Thursday, October 13, 2011
Let's start by looking at the 5-minute, SPY chart of the last 7 days. This is a good looking rally. Prices are clearly in an uptrend. Along the way, we've seen advances and some pullbacks. But, overall, there's been a very nice overall rhythm to the advance.
The daily chart shows some strong bars which have advanced through all the shorter EMAs. Also note the 10 and 20 day EMA are now moving higher, with the 10 day crossing over the 20. But since moving through the 50 day EMA, the rally has stalled on increasingly diminishing volume. And yesterday's bar printed a very long upper shadow indicating prices had advanced but couldn't hold the gains. My guess is we're seeing a consolidation at these levels, as traders take some profits and rethink the advance. While they probably moved into the market thinking it was oversold, now there are questions about how far it can realistically advance given the underlying fundamentals.

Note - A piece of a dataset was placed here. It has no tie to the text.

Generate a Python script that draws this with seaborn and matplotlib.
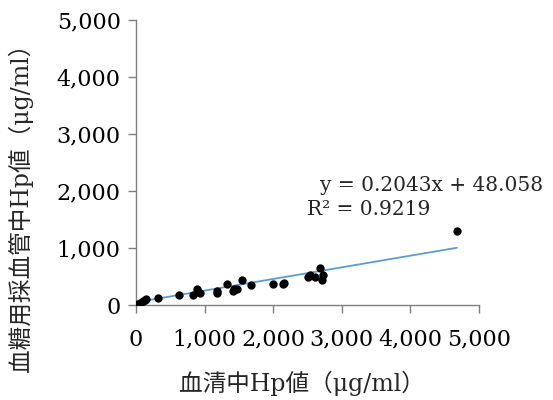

However, treasury prices are now below the 50 day EMA, and have been there for three trading days. The shorter EMAs have both turned lower and the 50 day EMA is now moving sideways. In short -- there is increasing evidence the Treasury rally is ending, as evidenced by the following TLT chart which shows prices at the long end of the curve have also broken trends:
The dollar has dropped from its recent rally, and has hit the 200 day EMA price area. The shorter EMAs have also moved lower and the 50 day EMA has decreased its rate of ascent. My guess is dollar traders are going to wait and see how the EU agreement plays out before continuing to bid the dollar higher at this point.